Crews at Philadelphia, for instance, were short of equipment and fighting over the tractors — known as tugs — that they use to pull baggage carts.
“There’s a real lack of organization on the ramp in Philadelphia,” he added, where three-to-four times as many bags are misplaced as at other US Airways hubs.
US Airways is hiring 190 additional workers and 60 managers to fix the bag mess. The company is also buying more tractors, but is still about 40 short of its needs.
“We’re not going to fix the thing overnight,” Mr. Kirby said.
Regional carriers have been the fastest-growing part of the airline business in recent years, as they started flying some of the short routes abandoned by big carriers like Delta Air Lines. For example, Atlantic Southeast — which Delta sold last year to SkyWest, but which still operates as Delta Connection — carried twice as many passengers in 2005, 12 million, as in 2000.
When it was owned by Delta, which is operating under bankruptcy court protection, Southeast was denied the tractors, carts, computers and people it needed to keep up with its baggage — in Atlanta 30,000 pieces a day now. “When Delta sold us Atlantic Southeast, part of the reason was for us to fix some things,” said Jerry C. Atkin, SkyWest’s chief executive.
But over the last year, Atlantic Southeast has showed only modest improvement, remaining the worst bag handler in the Transportation Department’s rankings. And then in August its performance deteriorated again. Delta began complaining directly to Mr. Atkin, who installed new managers and agreed to hire 300 more ground workers and double Atlantic Southeast’s fleet of carts to carry baggage, among other equipment purchases.
“I got tired of being embarrassed by the numbers,” Mr. Atkin said. Now, he added, “there are some good people who have put their jobs on the line to fix things.”
One of them is Walt Kaurin, the new baggage performance manager, whose leathery skin shows his 24 years working outside on the ramp for Atlantic Southeast. Told of Mr. Atkin’s remark, Mr. Kaurin grimaced, explained his initial reluctance to become a manager, then, adopting a smile, said, “I was pretty confident we could fix it.”
It will take time. October mishandled bag numbers, not yet released by the Transportation Department, will again be poor for Atlantic Southeast, said Joe Kolshak, an executive vice president at Delta, whose own bag performance is highly dependent on the regional carrier.
Getting those 300 new hires up to speed will not be easy. “They’re minimum wage in many cases,” Mr. Kolshak said. “And there’s high turnover.”

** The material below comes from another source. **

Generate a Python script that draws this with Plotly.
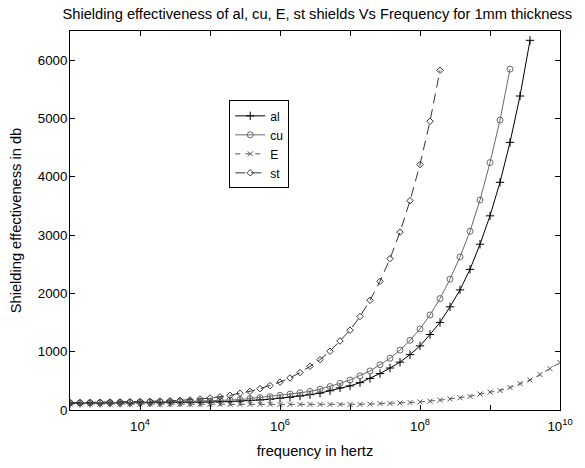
import numpy as np
import plotly.graph_objects as go

# frequency grid (50 log-spaced points, 1e3 .. 1e10 Hz)
freq = np.logspace(3, 10, 50)

al = [115, 116, 117, 118, 119, 120, 121, 122, 123, 124, 126, 127, 128, 129, 134,
      140, 145, 151, 165, 173, 184, 201, 218, 240, 263, 290, 330, 380, 413, 469,
      541, 625, 720, 821, 950, 1100, 1295, 1502, 1770, 2060, 2412, 2843, 3330,
      3905, 4590, 5385, 6340]
cu = [120, 121, 123, 125, 127, 129, 131, 133, 136, 139, 142, 145, 148, 151, 156,
      165, 170, 179, 196, 213, 229, 251, 273, 296, 318, 357, 402, 457, 514, 586,
      670, 776, 888, 1027, 1195, 1390, 1630, 1910, 2245, 2625, 3065, 3601, 4243,
      4972, 5846]
E = [105, 104, 104, 103, 103, 102, 102, 101, 101, 100, 100, 100, 99, 99, 99,
     98, 98, 98, 97, 97, 97, 96, 96, 96, 96, 95, 95, 95, 95, 96,
     100, 110, 112, 120, 129, 139, 151, 168, 190, 210, 234, 274, 307, 335, 385,
     452, 514, 608, 709, 815]
st = [125, 127, 129, 131, 134, 137, 140, 144, 148, 153, 158, 165, 173, 188, 206,
      225, 251, 288, 320, 366, 419, 478, 550, 642, 749, 863, 1008, 1184, 1368,
      1603, 1881, 2206, 2596, 3050, 3590, 4210, 4952, 5826]

xtick_vals = [1e3, 1e4, 1e5, 1e6, 1e7, 1e8, 1e9, 1e10]
xtick_text = ["", "10<sup>4</sup>", "", "10<sup>6</sup>", "", "10<sup>8</sup>", "", "10<sup>10</sup>"]
ytick_vals = [0, 1000, 2000, 3000, 4000, 5000, 6000]

FONT = "Liberation Sans, Arial, sans-serif"

fig = go.Figure()
fig.add_trace(go.Scatter(x=freq[:len(al)], y=al, name="al", mode="lines+markers",
                         line=dict(color="#000000", width=1),
                         marker=dict(symbol="cross-thin-open", size=6, color="#000000",
                                     line=dict(width=1, color="#000000"))))
fig.add_trace(go.Scatter(x=freq[:len(cu)], y=cu, name="cu", mode="lines+markers",
                         line=dict(color="#6a6a6a", width=1),
                         marker=dict(symbol="circle-open", size=6, color="#6a6a6a",
                                     line=dict(width=1, color="#6a6a6a"))))
fig.add_trace(go.Scatter(x=freq[:len(E)], y=E, name="E", mode="lines+markers",
                         line=dict(color="#555555", width=1, dash="5px,5px"),
                         marker=dict(symbol="x-thin-open", size=5, color="#555555",
                                     line=dict(width=1, color="#555555"))))
fig.add_trace(go.Scatter(x=freq[:len(st)], y=st, name="st", mode="lines+markers",
                         line=dict(color="#333333", width=1, dash="10px,6px"),
                         marker=dict(symbol="diamond-open", size=5, color="#333333",
                                     line=dict(width=1, color="#333333"))))

fig.update_layout(
    width=585, height=468,
    margin=dict(l=70, r=20, t=31, b=49),
    paper_bgcolor="white", plot_bgcolor="white",
    hovermode=False,
    font=dict(family=FONT, size=13.3, color="#000000"),
    title=dict(text="Shielding effectiveness of al, cu, E, st shields Vs Frequency for 1mm thickness",
               x=0.5425, xanchor="center", y=0.970, yanchor="middle",
               font=dict(family=FONT, size=14.67)),
    showlegend=True,
    legend=dict(x=0.325, y=0.817, xanchor="left", yanchor="top",
                bordercolor="#000000", borderwidth=1, bgcolor="white",
                font=dict(family=FONT, size=12), tracegroupgap=0),
)
fig.update_xaxes(type="log", range=[3, 10], tickvals=xtick_vals, ticktext=xtick_text,
                 ticks="inside", ticklen=5, tickcolor="#000", showline=True,
                 linecolor="#000", linewidth=1, mirror="ticks", showgrid=False,
                 zeroline=False, ticklabeloverflow="allow", ticklabelstandoff=4,
                 title=dict(text="frequency in hertz", standoff=12,
                            font=dict(family=FONT, size=14.67)),
                 tickfont=dict(family=FONT, size=13.3))
fig.update_yaxes(range=[0, 6500], tickvals=ytick_vals, ticks="inside", ticklen=5,
                 tickcolor="#000", showline=True, linecolor="#000", linewidth=1,
                 mirror="ticks", showgrid=False, zeroline=False, ticklabelstandoff=-1,
                 title=dict(text="Shielding effectiveness in db", standoff=12,
                            font=dict(family=FONT, size=14.67)),
                 tickfont=dict(family=FONT, size=13.3))

fig.write_html("out.html", config={"displayModeBar": False},
               post_script="document.body.style.margin='0';document.body.style.overflow='hidden';")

Financial problems have slowed industry investment in technology that could improve bag handling. Radio frequency identification tags, in wide use among retailers to track inventory, would allow airlines to easily know if a bag did not make a flight. Then, the passenger could be warned via text messaging not to waste time at the carousel, and to call to arrange a delivery.
Not waiting for airlines, McCarran International Airport in Las Vegas is installing radio frequency readers and tagging all outgoing luggage. The tags cost about 20 cents each, but are worth it to a city that relies so heavily on tourists.
“If they have a bad travel experience, they’ll look at each other and say, ‘Wow, we don’t want to do that again,’ ” said Samuel Ingalls, assistant director of aviation.
Meanwhile, airlines can hope more travelers adopt the Zen thinking of Pamela Ingram, a Binghamton, N.Y., consultant who travels five days a week. She checks her bags, fearlessly. In the rare instances — once this year — of a tardy bag, she happily makes do.
“I got to go to my meeting in jeans,” Ms. Ingram said. “You can’t travel this much and expect everything to go right.”